(Given material)
-- -- --

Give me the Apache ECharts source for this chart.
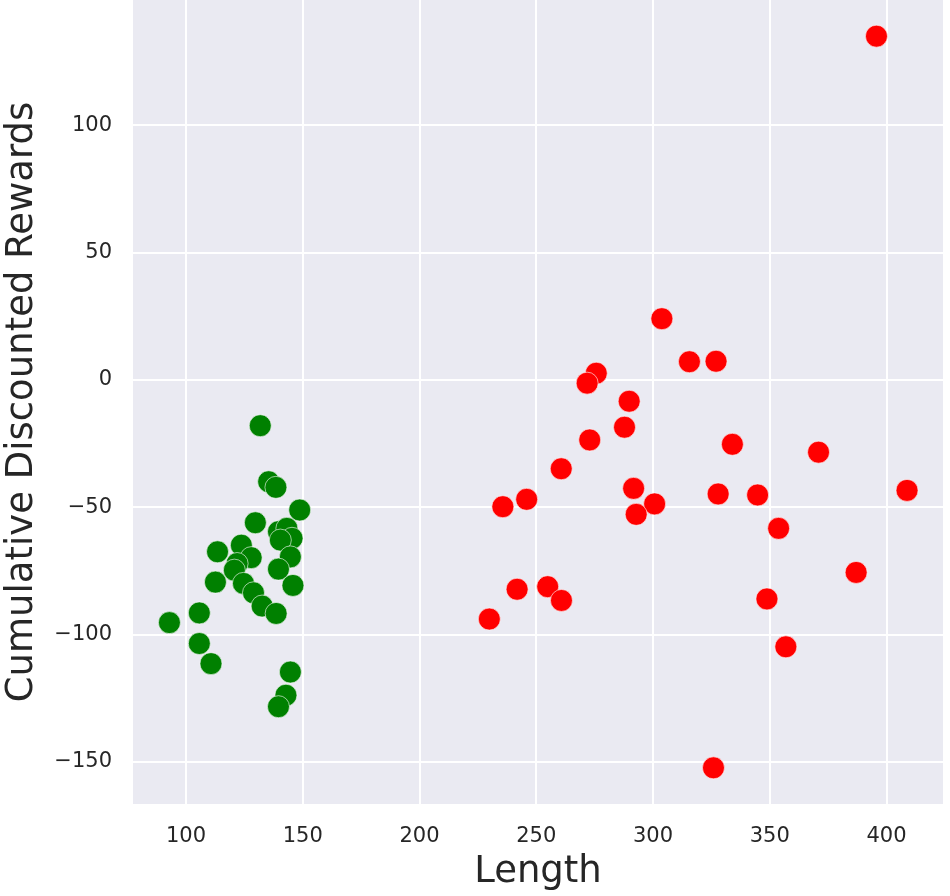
<!DOCTYPE html>
<html>
<head>
<meta charset="utf-8">
<script src="https://cdn.jsdelivr.net/npm/echarts@6/dist/echarts.min.js"></script>
<style>html,body{margin:0;padding:0;background:#fff;}#c{width:950px;height:896px;}</style>
</head>
<body>
<div id="c"></div>
<script>
const greenX = [131.8,135.4,138.5,148.7,129.7,139.6,143.2,145.4,140.4,123.7,113.5,127.9,144.7,121.9,120.7,139.6,112.6,124.6,128.9,145.8,132.6,138.6,105.7,92.9,105.7,110.7,144.7,142.8,139.6];
const greenY = [-18.0,-40.0,-42.2,-51.1,-56.1,-59.6,-58.3,-62.2,-62.9,-64.9,-67.5,-69.8,-69.5,-72.1,-74.7,-74.3,-79.4,-79.9,-83.6,-80.7,-88.8,-91.7,-91.5,-95.3,-103.5,-111.4,-114.7,-123.8,-128.3];
const redX = [303.8,315.6,275.7,271.8,289.8,287.8,272.9,260.7,291.7,300.7,292.8,245.9,235.7,241.8,254.9,260.8,229.9,327.0,334.0,370.9,327.9,344.8,408.8,353.8,387.0,348.8,356.9,395.7,325.9];
const redY = [24.0,7.1,2.6,-1.3,-8.4,-18.6,-23.6,-34.9,-42.6,-48.7,-52.8,-46.9,-49.8,-82.2,-81.2,-86.6,-93.9,7.3,-25.3,-28.4,-44.8,-45.2,-43.4,-58.3,-75.6,-86.0,-104.8,134.9,-152.3];
const xTicks = [100,150,200,250,300,350,400];
const yTicks = [-150,-100,-50,0,50,100];
const xName = 'Length';
const yName = 'Cumulative Discounted Rewards';

const zip = (a,b) => a.map((v,i) => [v,b[i]]);
const fmt = v => String(v).replace('-', '\u2212');
const font = 'DejaVu Sans';

const chart = echarts.init(document.getElementById('c'), null, {renderer:'canvas'});
chart.setOption({
  animation: false,
  backgroundColor: '#ffffff',
  grid: {left:133, right:7, top:0, bottom:92, show:true, backgroundColor:'#EAEAF2', borderWidth:0, containLabel:false, outerBoundsMode:'none'},
  xAxis: {
    type:'value', min:77.3, max:424.2,
    name:xName, nameLocation:'middle', nameGap:50,
    nameTextStyle:{fontFamily:font, fontSize:37, color:'#262626'},
    axisLine:{show:false}, axisTick:{show:false, customValues:xTicks},
    axisLabel:{customValues:xTicks, formatter:fmt, fontFamily:font, fontSize:21, color:'#262626', margin:22},
    splitLine:{show:true, lineStyle:{color:'#ffffff', width:2}}
  },
  yAxis: {
    type:'value', min:-166.5, max:149.1,
    name:yName, nameLocation:'middle', nameGap:92,
    nameTextStyle:{fontFamily:font, fontSize:37, color:'#262626'},
    axisLine:{show:false}, axisTick:{show:false, customValues:yTicks},
    axisLabel:{customValues:yTicks, formatter:fmt, fontFamily:font, fontSize:21, color:'#262626', margin:21},
    splitLine:{show:true, lineStyle:{color:'#ffffff', width:2}}
  },
  series: [
    {type:'scatter', data:zip(greenX,greenY), symbolSize:22,
     itemStyle:{color:'#008000', borderColor:'#ffffff', borderWidth:0.6, opacity:1}},
    {type:'scatter', data:zip(redX,redY), symbolSize:22,
     itemStyle:{color:'#FF0000', borderColor:'#ffffff', borderWidth:0.6, opacity:1}}
  ]
});
</script>
</body>
</html>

-- -- --

(What you have to do) Transcribe the material exactly, and leave out whatever pictures it holds.

(Correct answer)
Give me the Apache ECharts source for this chart.
<!DOCTYPE html>
<html>
<head>
<meta charset="utf-8">
<script src="https://cdn.jsdelivr.net/npm/echarts@6/dist/echarts.min.js"></script>
<style>html,body{margin:0;padding:0;background:#fff;}#c{width:950px;height:896px;}</style>
</head>
<body>
<div id="c"></div>
<script>
const greenX = [131.8,135.4,138.5,148.7,129.7,139.6,143.2,145.4,140.4,123.7,113.5,127.9,144.7,121.9,120.7,139.6,112.6,124.6,128.9,145.8,132.6,138.6,105.7,92.9,105.7,110.7,144.7,142.8,139.6];
const greenY = [-18.0,-40.0,-42.2,-51.1,-56.1,-59.6,-58.3,-62.2,-62.9,-64.9,-67.5,-69.8,-69.5,-72.1,-74.7,-74.3,-79.4,-79.9,-83.6,-80.7,-88.8,-91.7,-91.5,-95.3,-103.5,-111.4,-114.7,-123.8,-128.3];
const redX = [303.8,315.6,275.7,271.8,289.8,287.8,272.9,260.7,291.7,300.7,292.8,245.9,235.7,241.8,254.9,260.8,229.9,327.0,334.0,370.9,327.9,344.8,408.8,353.8,387.0,348.8,356.9,395.7,325.9];
const redY = [24.0,7.1,2.6,-1.3,-8.4,-18.6,-23.6,-34.9,-42.6,-48.7,-52.8,-46.9,-49.8,-82.2,-81.2,-86.6,-93.9,7.3,-25.3,-28.4,-44.8,-45.2,-43.4,-58.3,-75.6,-86.0,-104.8,134.9,-152.3];
const xTicks = [100,150,200,250,300,350,400];
const yTicks = [-150,-100,-50,0,50,100];
const xName = 'Length';
const yName = 'Cumulative Discounted Rewards';

const zip = (a,b) => a.map((v,i) => [v,b[i]]);
const fmt = v => String(v).replace('-', '\u2212');
const font = 'DejaVu Sans';

const chart = echarts.init(document.getElementById('c'), null, {renderer:'canvas'});
chart.setOption({
  animation: false,
  backgroundColor: '#ffffff',
  grid: {left:133, right:7, top:0, bottom:92, show:true, backgroundColor:'#EAEAF2', borderWidth:0, containLabel:false, outerBoundsMode:'none'},
  xAxis: {
    type:'value', min:77.3, max:424.2,
    name:xName, nameLocation:'middle', nameGap:50,
    nameTextStyle:{fontFamily:font, fontSize:37, color:'#262626'},
    axisLine:{show:false}, axisTick:{show:false, customValues:xTicks},
    axisLabel:{customValues:xTicks, formatter:fmt, fontFamily:font, fontSize:21, color:'#262626', margin:22},
    splitLine:{show:true, lineStyle:{color:'#ffffff', width:2}}
  },
  yAxis: {
    type:'value', min:-166.5, max:149.1,
    name:yName, nameLocation:'middle', nameGap:92,
    nameTextStyle:{fontFamily:font, fontSize:37, color:'#262626'},
    axisLine:{show:false}, axisTick:{show:false, customValues:yTicks},
    axisLabel:{customValues:yTicks, formatter:fmt, fontFamily:font, fontSize:21, color:'#262626', margin:21},
    splitLine:{show:true, lineStyle:{color:'#ffffff', width:2}}
  },
  series: [
    {type:'scatter', data:zip(greenX,greenY), symbolSize:22,
     itemStyle:{color:'#008000', borderColor:'#ffffff', borderWidth:0.6, opacity:1}},
    {type:'scatter', data:zip(redX,redY), symbolSize:22,
     itemStyle:{color:'#FF0000', borderColor:'#ffffff', borderWidth:0.6, opacity:1}}
  ]
});
</script>
</body>
</html>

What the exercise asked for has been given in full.